We start in Blackpool, England in the 1970s inside the overdecorated Seaview Guest House (the elaborate and elaborately constructed set is by Rob Howell), where the unseen Veronica is dying painfully upstairs. Meanwhile, her daughter and longtime caretaker, the virginal, seemingly simple Jillian Webb (an evocative Helena Wilson) is dealing with the arrival of her sisters, first the less-than-happily married Ruby (an appealing Ophelia Lovebond) and then the genuinely unhappy Gloria (a deliberately shrill Leanne Best).
Decisions on Veronica’s future need to be made, but Jillian refuses to proceed until the arrival of her eldest sibling, Joan, whose plane from California has supposedly been delayed or cancelled. Or has it? We soon discover Joan has not visited her childhood home – nor sent a card nor letter – in 20 years, and Ruby and Gloria are distinctly skeptical that she’ll ever appear.
Presto, chango, we’re back in the 1950s where the young Webb sisters (Nancy Allsop, Nicola Turner, Sophia Ally, and Lara McDonnell) are being groomed for stardom by the single-minded Veronica, who insist the girls’ harmonies are as a tight as their heroes, the Andrews Sisters, and who takes no guff from anyone, whether it be her children or her paying hotel guests.

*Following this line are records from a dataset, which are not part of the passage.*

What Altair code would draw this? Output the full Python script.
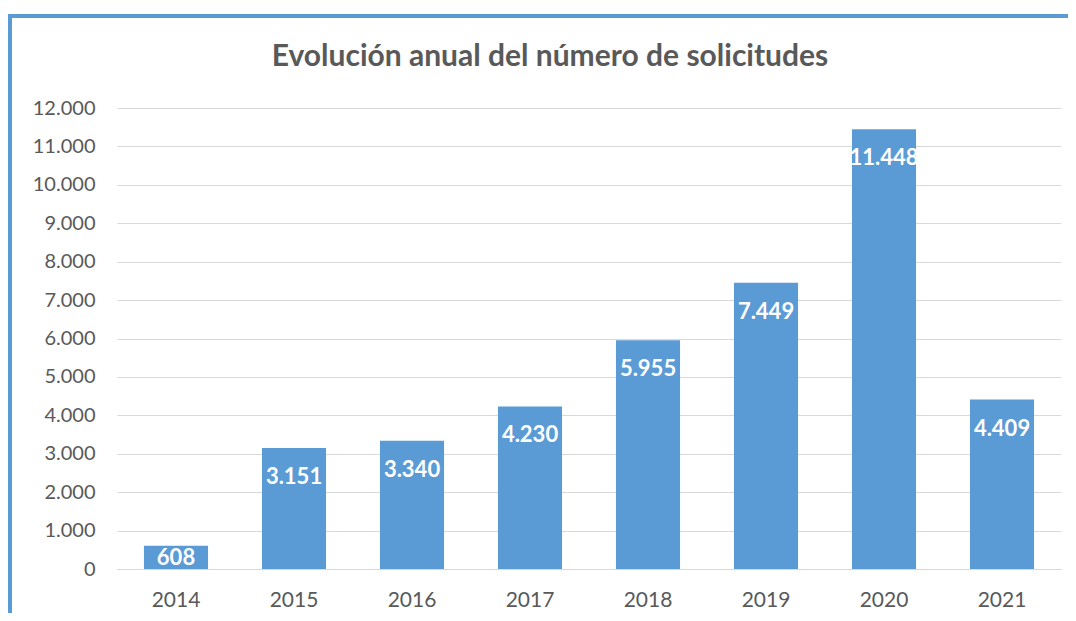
import altair as alt
import pandas as pd

years = ["2014", "2015", "2016", "2017", "2018", "2019", "2020", "2021"]
values = [608, 3151, 3340, 4230, 5955, 7449, 11448, 4409]
y_ticks = [0, 1000, 2000, 3000, 4000, 5000, 6000, 7000, 8000, 9000, 10000, 11000, 12000]
title_text = "Evolución anual del número de solicitudes"

df = pd.DataFrame({"year": years, "value": values})

W, H = 944, 461
BLUE = "#5B9BD5"
GRAY = "#595959"
FONT = "Lato"

X = alt.X("year:N", sort=years,
          scale=alt.Scale(paddingInner=0.457, paddingOuter=0.2285),
          axis=alt.Axis(title=None, labelAngle=0, labelFont=FONT, labelFontSize=21,
                        labelColor=GRAY, labelPadding=20, ticks=False,
                        domainColor="#d9d9d9", domainWidth=1))
Y = alt.Y("value:Q", scale=alt.Scale(domain=[0, 12000], nice=False),
          axis=alt.Axis(title=None, values=y_ticks, format=",d",
                        labelFont=FONT, labelFontSize=20, labelColor=GRAY,
                        labelPadding=22, ticks=False, domain=False, labelOverlap=False,
                        gridColor="#d9d9d9", gridWidth=1.2))

base = alt.Chart(df)

bars = base.mark_bar(color=BLUE).encode(x=X, y=Y)

big = base.transform_filter("datum.value >= 1500").mark_text(
    color="white", fontWeight="bold", font=FONT, fontSize=22, baseline="middle", dy=29
).encode(x=X, y=Y, text=alt.Text("value:Q", format=",d"))

small = base.transform_filter("datum.value < 1500").mark_text(
    color="white", fontWeight="bold", font=FONT, fontSize=22, baseline="middle", dy=12
).encode(x=X, y=Y, text=alt.Text("value:Q", format=",d"))

one = pd.DataFrame({"t": [title_text]})
title = alt.Chart(one).mark_text(
    font=FONT, fontSize=30, fontWeight="bold", color=GRAY, align="center", baseline="middle"
).encode(x=alt.value(433), y=alt.value(-51), text="t:N")

top_line = alt.Chart(one).mark_rule(color=BLUE, strokeWidth=4).encode(
    x=alt.value(-109), x2=alt.value(W + 20), y=alt.value(-92))
left_line = alt.Chart(one).mark_rule(color=BLUE, strokeWidth=4).encode(
    x=alt.value(-107), y=alt.value(-94), y2=alt.value(H + 60))

chart = alt.layer(bars, big, small, title, top_line, left_line).properties(
    width=W, height=H,
    autosize=alt.AutoSizeParams(type="none"),
    padding={"left": 109, "top": 100, "right": 7, "bottom": 44},
).configure(
    locale={"number": {"decimal": ",", "thousands": ".", "grouping": [3], "currency": ["", " €"]}}
).configure_view(stroke=None)

chart.save("out.html", embed_options={"renderer": "svg", "actions": False})
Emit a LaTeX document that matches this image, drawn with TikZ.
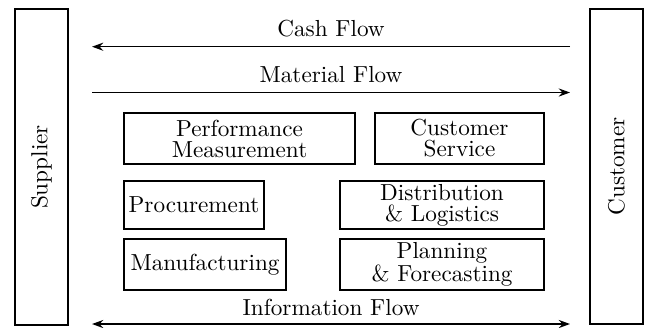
\documentclass[tikz,border=0pt]{standalone}
\usetikzlibrary{arrows.meta}
\begin{document}
\begin{tikzpicture}[x=0.444pt,y=-0.444pt,
  box/.style={draw,line width=0.7pt,inner sep=1pt,align=center,font=\fontsize{10.3}{9.3}\selectfont},
  flow/.style={line width=0.7pt},
  lbl/.style={anchor=base,inner sep=0pt,font=\fontsize{10.3}{9.3}\selectfont},
  myarr/.tip={Stealth[length=5pt,width=3.6pt]}]
\useasboundingbox (0,0) rectangle (647,327);
\node[box,minimum width=23.5pt,minimum height=140.3pt] (sup) at (41.5,167) {};
\node[rotate=90,font=\fontsize{10.3}{9.3}\selectfont] at (sup.center) {Supplier};
\node[box,minimum width=23.5pt,minimum height=139.9pt] (cus) at (616.5,166.5) {};
\node[rotate=90,font=\fontsize{10.3}{9.3}\selectfont] at (cus.center) {Customer};
\node[box,minimum width=102.6pt,minimum height=22.6pt] (perf) at (239.5,138.5) {Performance\\Measurement};
\node[box,minimum width=75.0pt,minimum height=22.6pt] (serv) at (459.5,138.5) {Customer\\Service};
\node[box,minimum width=62.2pt,minimum height=21.3pt] (proc) at (194,205) {Procurement};
\node[box,minimum width=71.9pt,minimum height=22.6pt] (manu) at (205,264.5) {Manufacturing};
\node[box,minimum width=90.6pt,minimum height=21.3pt] (dist) at (442,205) {Distribution\\\& Logistics};
\node[box,minimum width=90.6pt,minimum height=22.6pt] (plan) at (442,264.5) {Planning\\\& Forecasting};
\coordinate (cashR) at (570,46.7);
\coordinate (cashL) at (92,46.7);
\coordinate (matL) at (92,92.5);
\coordinate (matR) at (570,92.5);
\coordinate (infL) at (92,324);
\coordinate (infR) at (570,324);
\draw[flow,-myarr] (cashR) -- (cashL);
\draw[flow,-myarr] (matL) -- (matR);
\draw[flow,myarr-myarr] (infL) -- (infR);
\node[lbl] (cashlbl) at (331,36.7) {Cash Flow};
\node[lbl] (matlbl) at (331,82) {Material Flow};
\node[lbl] (inflbl) at (331,315) {Information Flow};
\end{tikzpicture}
\end{document}
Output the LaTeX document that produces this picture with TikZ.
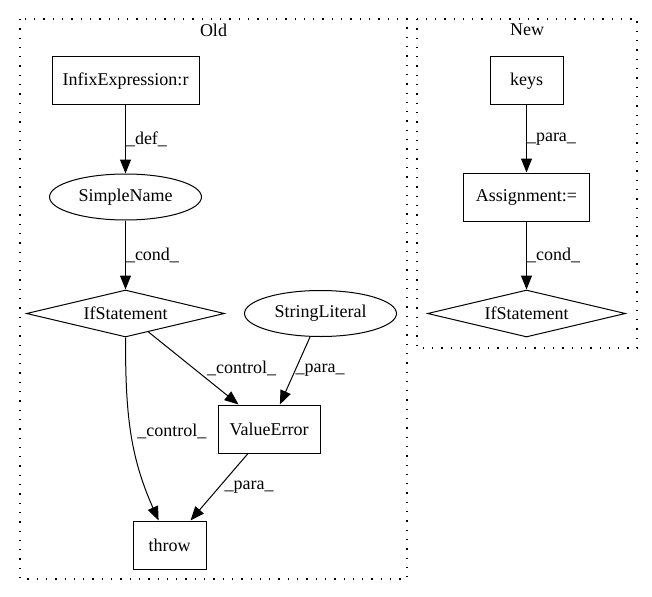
\documentclass[tikz,border=0pt]{standalone}
\usepackage{fontspec}
\setmainfont{Liberation Serif}
\usetikzlibrary{shapes,arrows.meta,positioning}
\tikzset{edge/.style={draw=black, line width=1pt, -{Triangle[length=14pt,width=11pt]}}}
\tikzset{box/.style={rectangle, draw, line width=1pt, minimum height=48pt, inner sep=0pt}}
\tikzset{oval/.style={ellipse, draw, line width=1pt, minimum width=152pt, minimum height=46pt, inner sep=0pt}}
\tikzset{decision/.style={diamond, draw, line width=1pt, aspect=4.2, minimum width=198pt, minimum height=47pt, inner sep=0pt}}
\tikzset{lbl/.style={draw=none, inner sep=0pt}}
\tikzset{cluster/.style={line width=1.2pt, dash pattern=on 1.3pt off 8pt}}

\begin{document}
\begin{tikzpicture}[x=1pt, y=-1pt, font=\fontsize{18}{21}\selectfont]
                \useasboundingbox (0,0) rectangle (652,596);

                % Old
                \draw[cluster] (20,19) rectangle (407,579);
                \node[lbl] (oldtitle) at (213.5,30) {Old};

                \node[box, minimum width=147pt] (infix) at (125.5,81) {InfixExpression:r};
                \node[oval] (simple) [below of = infix, node distance=116pt] {SimpleName};
                \node[decision] (ifold) [below of = simple, node distance=116.5pt] {IfStatement};
                \node[oval] (strlit) [right of = ifold, node distance=195pt] {StringLiteral};
                \node[box, minimum width=102pt] (valerr) at (269,429) {ValueError};
                \node[box, minimum width=73pt] (throw) at (169.5,545) {throw};

                \path[edge] (infix) edge node[lbl, right] {\_def\_} (simple)
                    (simple) edge node[lbl, right] {\_cond\_} (ifold)
                    (ifold) edge node[lbl, right=13pt] {\_control\_} (valerr)
                    (strlit) edge node[lbl, right] {\_para\_} (valerr)
                    (ifold) edge[out=-90, in=114] node[lbl, right=6pt] {\_control\_} (throw)
                    (valerr) edge node[lbl, right=5pt] {\_para\_} (throw);

                % New
                \draw[cluster] (417,19) rectangle (637,348);
                \node[lbl] (newtitle) at (527,30) {New};

                \node[box, minimum width=73pt] (keys) at (526.5,81) {keys};
                \node[box, minimum width=126pt] (assign) [below of = keys, node distance=116pt] {Assignment:=};
                \node[decision] (ifnew) [below of = assign, node distance=116.5pt] {IfStatement};

                \path[edge] (keys) edge node[lbl, right] {\_para\_} (assign)
                    (assign) edge node[lbl, right] {\_cond\_} (ifnew);
\end{tikzpicture}
\end{document}
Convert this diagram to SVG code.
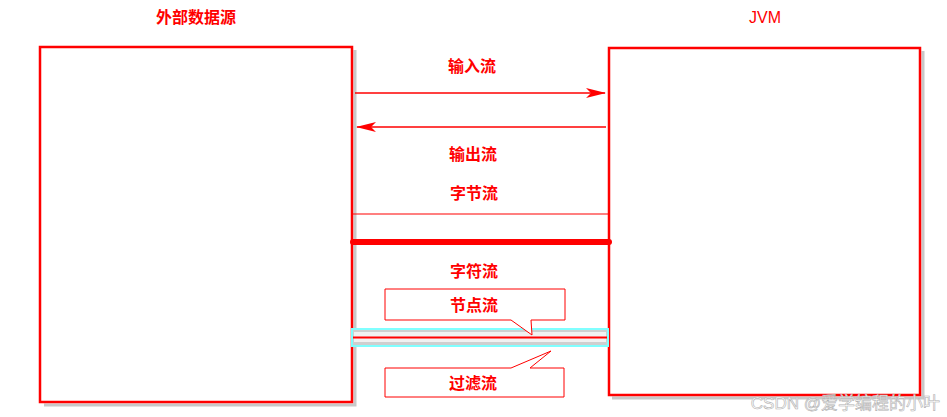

Dressed in spot-on period garb (also by Howell), Donnelly almost seems to be channeling Rosalind Russell in the film version of “Gypsy” (with a bit of Joan Crawford thrown in). But unlike Rose Hovick, Veronica -- a supposed war widow - is seemingly not doing all of this work solely “for me” but to both enhance her personal circumstances and give her daughters a better life.
Out of the blue, she’s put to the ultimate test by the arrival of a famous American music manager, Luther St. John (well played by David Wilson Barnes), who has been brought to the house by cheeky lodger Jack Larkin (a very funny Bryan Dick) to see the girls in action.
Unsurprisingly, Luther shows a particular interest in 15-year-old Joan -- and it’s never really in suspense that Veronica will encourage that connection. However, whether she truly envisions all of that encounter’s consequences remains a bit of mystery in Donnelly’s beautifully layered performance.
Rest assured, Butterworth will reveal what happened during and after that fateful night long before the third-act arrival of Joan (brilliantly played by an unrecognizable Donnelly with a throaty American accent and dressed like an aging version of Penny Lane from “Almost Famous”). And while Joan’s return strikingly re-energizes the play, it leads to a lot of talk among the four sisters (take that, Chekhov!) in the family kitchen that doesn’t completely clear the smoke-filled air.
Yes, some proverbial fences appear to get mended; Joan is forced to both reveal the truth of her less-than-glamorous present existence and wrestle with her conscience over what happened in the past; and Veronica’s fate finally gets sealed. But the damage that has been done to all the Webb girls can’t fully be repaired, just as is true of the Seaview (and Blackpool itself). While Veronica always insisted “a song is a place you live in,” the sad truth is happiness remains a dream that can be sung about but not actually lived in.